**Code that draws figures:**
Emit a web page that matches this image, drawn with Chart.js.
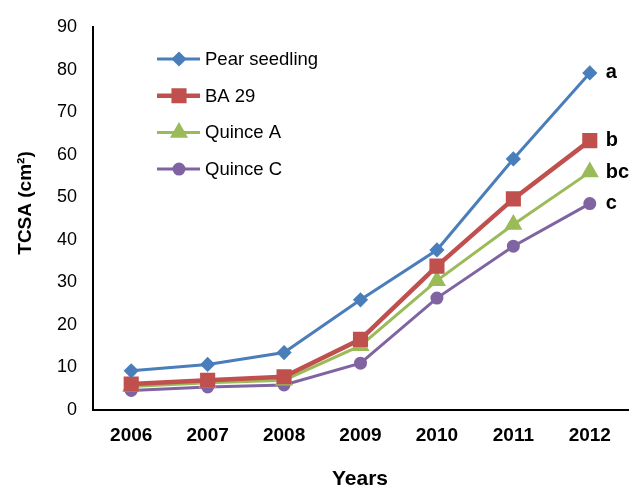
<!DOCTYPE html>
<html>
<head>
<meta charset="utf-8">
<script src="https://cdn.jsdelivr.net/npm/chart.js@4"></script>
<style>
  body { margin: 0; background: #fff; }
  #wrap { width: 634px; height: 489px; }
</style>
</head>
<body>
<div id="wrap"><canvas id="tcsaChart" width="634" height="489"></canvas></div>
<script>
const years = ['2006', '2007', '2008', '2009', '2010', '2011', '2012'];
const seriesNames = ['Pear seedling', 'BA 29', 'Quince A', 'Quince C'];
const pearSeedling = [9.2, 10.7, 13.5, 25.9, 37.6, 59.0, 79.2];
const ba29 = [6.1, 7.0, 7.8, 16.6, 33.8, 49.6, 63.3];
const quinceA = [5.5, 6.4, 7.0, 15.1, 30.4, 43.6, 55.9];
const quinceC = [4.6, 5.4, 5.9, 11.0, 26.3, 38.5, 48.5];
const groupLetters = ['a', 'b', 'bc', 'c'];
const yTicks = [0, 10, 20, 30, 40, 50, 60, 70, 80, 90];

const font = "'Liberation Sans', Arial, sans-serif";

// letters next to the last point, legend inside the plot, axis titles
const extras = {
    id: 'extras',
    afterDatasetsDraw(chart) {
        const ctx = chart.ctx;
        const area = chart.chartArea;
        ctx.save();
        chart.data.datasets.forEach((ds, i) => {
            const meta = chart.getDatasetMeta(i);
            const pt = meta.data[meta.data.length - 1];
            ctx.fillStyle = '#000';
            ctx.font = 'bold 20px ' + font;
            ctx.textBaseline = 'middle';
            ctx.textAlign = 'left';
            ctx.fillText(groupLetters[i], pt.x + 16, pt.y);

            // legend entry
            const y = 59 + i * 36.7;
            ctx.strokeStyle = ds.borderColor;
            ctx.lineWidth = ds.borderWidth;
            ctx.beginPath();
            ctx.moveTo(157, y);
            ctx.lineTo(200, y);
            ctx.stroke();
            Chart.helpers.drawPoint(ctx, {
                pointStyle: ds.pointStyle,
                radius: ds.pointRadius,
                borderWidth: 1
            }, 179, y);
            ctx.fillStyle = ds.borderColor;
            ctx.fill();
            ctx.fillStyle = '#000';
            ctx.font = '18.5px ' + font;
            ctx.fillText(seriesNames[i], 205, y + 1);
        });

        // axis titles
        ctx.fillStyle = '#000';
        ctx.textAlign = 'center';
        ctx.textBaseline = 'middle';
        ctx.font = 'bold 21px ' + font;
        ctx.fillText('Years', 360, 479);
        ctx.translate(26, 203);
        ctx.rotate(-Math.PI / 2);
        ctx.font = 'bold 19px ' + font;
        ctx.fillText('TCSA (cm²)', 0, 0);
        ctx.restore();
    }
};

const ctx = document.getElementById('tcsaChart').getContext('2d');
new Chart(ctx, {
    type: 'line',
    data: {
        labels: years,
        datasets: [
            { data: pearSeedling, borderColor: '#4A7EBB', backgroundColor: '#4A7EBB', borderWidth: 3, pointStyle: 'rectRot', pointRadius: 5.5 },
            { data: ba29, borderColor: '#C0504D', backgroundColor: '#C0504D', borderWidth: 4.5, pointStyle: 'rect', pointRadius: 7.5 },
            { data: quinceA, borderColor: '#9BBB59', backgroundColor: '#9BBB59', borderWidth: 3, pointStyle: 'triangle', pointRadius: 7.5 },
            { data: quinceC, borderColor: '#8064A2', backgroundColor: '#8064A2', borderWidth: 3, pointStyle: 'circle', pointRadius: 5 }
        ]
    },
    options: {
        responsive: false,
        animation: false,
        layout: { padding: { top: 27, right: 0, left: 0, bottom: 0 } },
        plugins: { legend: { display: false }, tooltip: { enabled: false } },
        elements: { line: { tension: 0 }, point: { borderWidth: 0 } },
        scales: {
            x: {
                offset: true,
                grid: { display: false, drawTicks: false },
                border: { color: '#000', width: 2 },
                ticks: { color: '#000', padding: 14, font: { family: font, size: 19, weight: 'bold' } },
                afterFit: s => { s.height = 79; }
            },
            y: {
                min: 0,
                max: 90,
                afterBuildTicks: s => { s.ticks = yTicks.map(v => ({ value: v })); },
                grid: { display: false, drawTicks: false },
                border: { color: '#000', width: 2 },
                ticks: { color: '#000', padding: 16, font: { family: font, size: 18 } },
                afterFit: s => { s.width = 93; }
            }
        }
    },
    plugins: [extras, {
        id: 'stretchRight',
        afterLayout(chart) {
            // plot area runs to x = 628 like the reference
            const x = chart.scales.x;
            x.right = 628;
            x.width = x.right - x.left;
            chart.chartArea.right = 628;
            chart.chartArea.width = 628 - chart.chartArea.left;
            x.configure();
        }
    }]
});
</script>
</body>
</html>
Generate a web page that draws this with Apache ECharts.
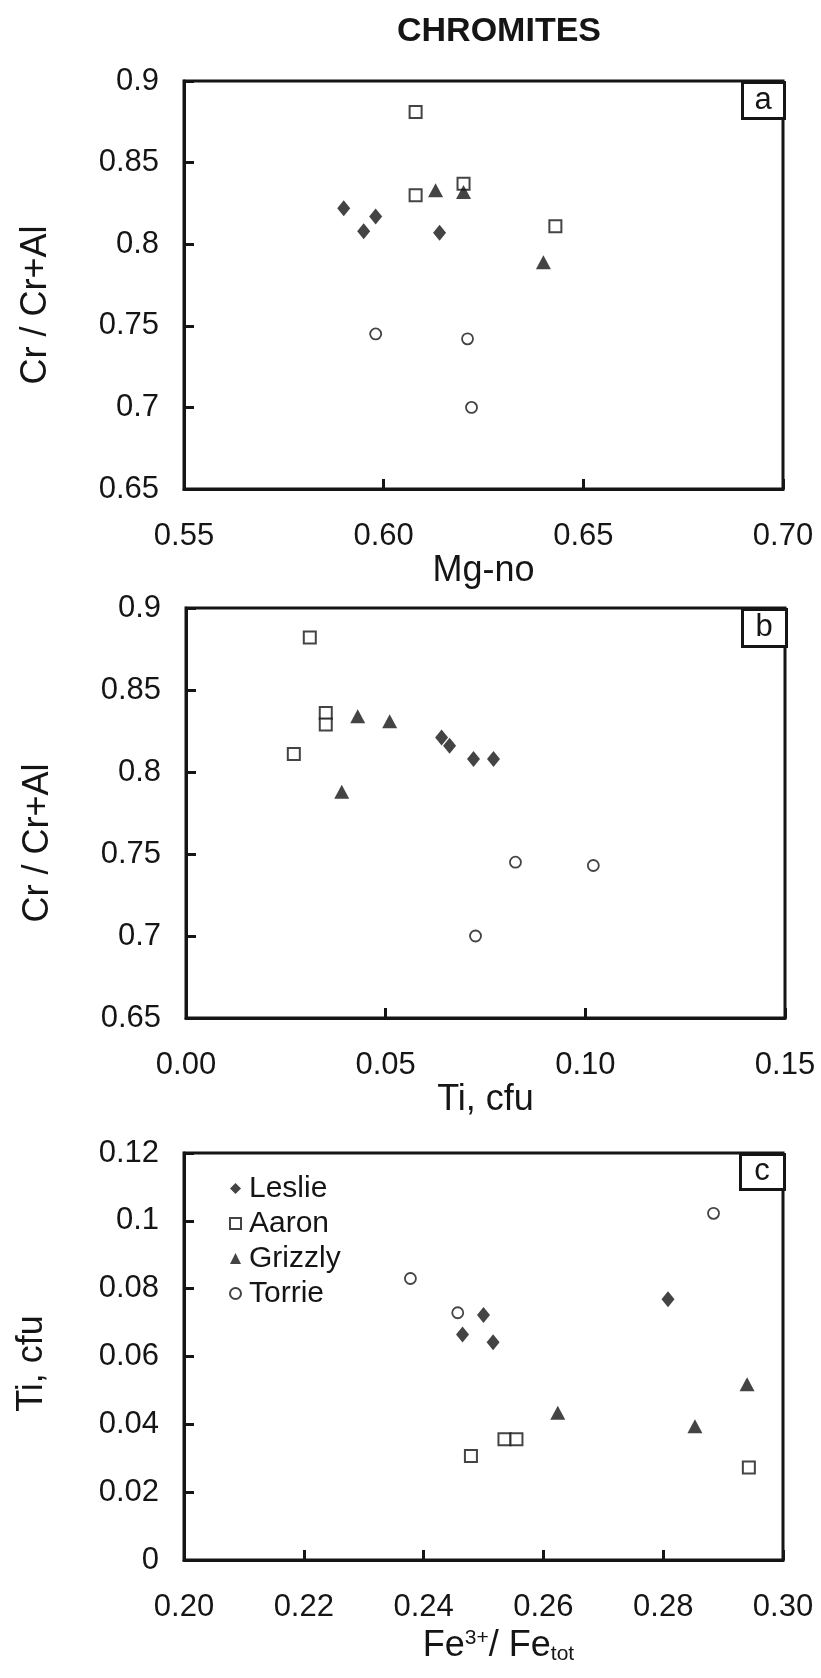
<!DOCTYPE html>
<html>
<head>
<meta charset="utf-8">
<script src="https://cdn.jsdelivr.net/npm/echarts@6/dist/echarts.min.js"></script>
<style>
html,body{margin:0;padding:0;background:#fff;}
#chart{width:821px;height:1678px;}
</style>
</head>
<body>
<div id="chart"></div>
<script>
// ---------- DATA ----------
const seriesNames = ['Leslie', 'Aaron', 'Grizzly', 'Torrie'];

// Panel a: [Mg-no, Cr/(Cr+Al)]
const lesliePanelA  = [[0.590, 0.822], [0.595, 0.808], [0.598, 0.817], [0.614, 0.807]];
const aaronPanelA   = [[0.608, 0.881], [0.608, 0.830], [0.620, 0.837], [0.643, 0.811]];
const grizzlyPanelA = [[0.613, 0.833], [0.620, 0.832], [0.640, 0.789]];
const torriePanelA  = [[0.598, 0.745], [0.621, 0.742], [0.622, 0.700]];

// Panel b: [Ti cfu, Cr/(Cr+Al)]
const lesliePanelB  = [[0.064, 0.821], [0.066, 0.816], [0.072, 0.808], [0.077, 0.808]];
const aaronPanelB   = [[0.031, 0.882], [0.035, 0.836], [0.035, 0.829], [0.027, 0.811]];
const grizzlyPanelB = [[0.043, 0.834], [0.051, 0.831], [0.039, 0.788]];
const torriePanelB  = [[0.0825, 0.745], [0.102, 0.743], [0.0725, 0.700]];

// Panel c: [Fe3+/Fe_tot, Ti cfu]
const lesliePanelC  = [[0.2465, 0.0665], [0.250, 0.0722], [0.2516, 0.0642], [0.2808, 0.0769]];
const aaronPanelC   = [[0.2479, 0.0307], [0.2535, 0.0356], [0.2555, 0.0356], [0.2943, 0.0273]];
const grizzlyPanelC = [[0.2624, 0.0434], [0.2853, 0.0394], [0.2940, 0.0518]];
const torriePanelC  = [[0.2378, 0.0830], [0.2457, 0.0729], [0.2884, 0.1022]];

// Tick labels
const xTicksA = ['0.55', '0.60', '0.65', '0.70'];
const yTicksA = ['0.65', '0.7', '0.75', '0.8', '0.85', '0.9'];
const xTicksB = ['0.00', '0.05', '0.10', '0.15'];
const yTicksB = ['0.65', '0.7', '0.75', '0.8', '0.85', '0.9'];
const xTicksC = ['0.20', '0.22', '0.24', '0.26', '0.28', '0.30'];
const yTicksC = ['0', '0.02', '0.04', '0.06', '0.08', '0.1', '0.12'];

const panelLetters = ['a', 'b', 'c'];
const chartTitle = 'CHROMITES';

// ---------- STYLE ----------
const FONT = '"Liberation Sans", Arial, Helvetica, sans-serif';
const INK = '#151515';
const grids = [
  {left: 184, top: 81, width: 599, height: 408},
  {left: 186, top: 608, width: 599, height: 410},
  {left: 184, top: 1153, width: 599, height: 407}
];

const symbolStyles = {
  Leslie:  {symbol: 'diamond',  symbolSize: [13, 16], itemStyle: {color: INK, borderWidth: 0}},
  Aaron:   {symbol: 'rect',     symbolSize: 12, itemStyle: {color: '#fff', borderColor: INK, borderWidth: 2}},
  Grizzly: {symbol: 'triangle', symbolSize: [15, 14], itemStyle: {color: INK, borderWidth: 0}},
  Torrie:  {symbol: 'circle',   symbolSize: 11, itemStyle: {color: '#fff', borderColor: INK, borderWidth: 1.8}}
};

function xAxisDef(idx, min, max, interval, labels, name) {
  return {
    type: 'value', gridIndex: idx, min: min, max: max, interval: interval,
    name: name, nameLocation: 'middle', nameGap: 58,
    nameTextStyle: {fontFamily: FONT, fontSize: 36, color: INK},
    axisLine: {show: true, onZero: false, lineStyle: {color: INK, width: 3}},
    axisTick: {show: true, inside: true, length: 10, lineStyle: {color: INK, width: 3}},
    axisLabel: {fontFamily: FONT, fontSize: 31, color: INK, margin: 32,
      formatter: (v, i) => labels[Math.round((v - min) / interval)]},
    splitLine: {show: false}
  };
}
function yAxisDef(idx, min, max, interval, labels, name, gap, pad) {
  return {
    type: 'value', gridIndex: idx, min: min, max: max, interval: interval,
    name: name, nameLocation: 'middle', nameGap: gap, nameRotate: 90,
    nameTextStyle: {fontFamily: FONT, fontSize: 36, color: INK, padding: pad},
    axisLine: {show: true, onZero: false, lineStyle: {color: INK, width: 3}},
    axisTick: {show: true, inside: true, length: 10, lineStyle: {color: INK, width: 3}},
    axisLabel: {fontFamily: FONT, fontSize: 31, color: INK, margin: 25,
      formatter: (v, i) => labels[Math.round((v - min) / interval)]},
    splitLine: {show: false}
  };
}

const panelData = [
  [lesliePanelA, aaronPanelA, grizzlyPanelA, torriePanelA],
  [lesliePanelB, aaronPanelB, grizzlyPanelB, torriePanelB],
  [lesliePanelC, aaronPanelC, grizzlyPanelC, torriePanelC]
];

const series = [];
panelData.forEach((sets, p) => {
  sets.forEach((d, s) => {
    const nm = seriesNames[s];
    series.push(Object.assign({
      type: 'scatter', name: nm, xAxisIndex: p, yAxisIndex: p, data: d,
      z: 5
    }, JSON.parse(JSON.stringify(symbolStyles[nm]))));
  });
});

const graphics = [];
const letterBoxes = [
  {x: 741, y: 81, w: 42, h: 36},
  {x: 741, y: 608, w: 44, h: 37},
  {x: 739, y: 1153, w: 44, h: 35}
];
letterBoxes.forEach((b, i) => {
  graphics.push({type: 'rect', left: b.x, top: b.y, shape: {width: b.w, height: b.h},
    style: {fill: '#fff', stroke: INK, lineWidth: 3}, z: 10});
  graphics.push({type: 'text', x: b.x + b.w / 2 + 1, y: b.y + b.h / 2 + 1,
    style: {text: panelLetters[i], font: '31px ' + FONT, fill: INK, align: 'center', verticalAlign: 'middle'}, z: 11});
});

const option = {
  backgroundColor: '#fff',
  animation: false,
  title: {text: chartTitle, left: 494, top: 10, textAlign: 'center',
    textStyle: {fontFamily: FONT, fontSize: 34, fontWeight: 'bold', color: INK}},
  grid: grids.map(g => Object.assign({show: true, borderColor: INK, borderWidth: 3, backgroundColor: 'transparent'}, g)),
  xAxis: [
    xAxisDef(0, 0.55, 0.70, 0.05, xTicksA, 'Mg-no'),
    xAxisDef(1, 0.00, 0.15, 0.05, xTicksB, 'Ti, cfu'),
    Object.assign(xAxisDef(2, 0.20, 0.30, 0.02, xTicksC, 'Fe{sup|3+}/ Fe{sub|tot}'), {
      nameGap: 68,
      nameTextStyle: {fontFamily: FONT, fontSize: 36, color: INK, padding: [0, 0, 0, 30],
        rich: {sup: {fontFamily: FONT, fontSize: 21, color: INK, verticalAlign: 'top', padding: [0, 0, 14, 0]},
               sub: {fontFamily: FONT, fontSize: 21, color: INK, verticalAlign: 'bottom', padding: [16, 0, 0, 0]}}}
    })
  ],
  yAxis: [
    yAxisDef(0, 0.65, 0.90, 0.05, yTicksA, 'Cr / Cr+Al', 130, [0, 40, 0, 0]),
    yAxisDef(1, 0.65, 0.90, 0.05, yTicksB, 'Cr / Cr+Al', 130, [0, 60, 0, 0]),
    yAxisDef(2, 0, 0.12, 0.02, yTicksC, 'Ti, cfu', 134, [0, 14, 0, 0])
  ],
  legend: {
    data: seriesNames, orient: 'vertical', left: 224, top: 1168,
    itemWidth: 11, itemHeight: 11, itemGap: 4,
    textStyle: {fontFamily: FONT, fontSize: 30, color: INK, lineHeight: 31, padding: [0, 0, 0, 3]},
    selectedMode: false
  },
  graphic: graphics,
  series: series
};

const chart = echarts.init(document.getElementById('chart'), null, {renderer: 'canvas'});
chart.setOption(option);
</script>
</body>
</html>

**Given instruction:** Pictures stay out: repeat exactly only the lines from the one with "Generate a web" through the one with "0.742], [0.622, 0.700]];".

**Reply:**
Generate a web page that draws this with Apache ECharts.
<!DOCTYPE html>
<html>
<head>
<meta charset="utf-8">
<script src="https://cdn.jsdelivr.net/npm/echarts@6/dist/echarts.min.js"></script>
<style>
html,body{margin:0;padding:0;background:#fff;}
#chart{width:821px;height:1678px;}
</style>
</head>
<body>
<div id="chart"></div>
<script>
// ---------- DATA ----------
const seriesNames = ['Leslie', 'Aaron', 'Grizzly', 'Torrie'];

// Panel a: [Mg-no, Cr/(Cr+Al)]
const lesliePanelA  = [[0.590, 0.822], [0.595, 0.808], [0.598, 0.817], [0.614, 0.807]];
const aaronPanelA   = [[0.608, 0.881], [0.608, 0.830], [0.620, 0.837], [0.643, 0.811]];
const grizzlyPanelA = [[0.613, 0.833], [0.620, 0.832], [0.640, 0.789]];
const torriePanelA  = [[0.598, 0.745], [0.621, 0.742], [0.622, 0.700]];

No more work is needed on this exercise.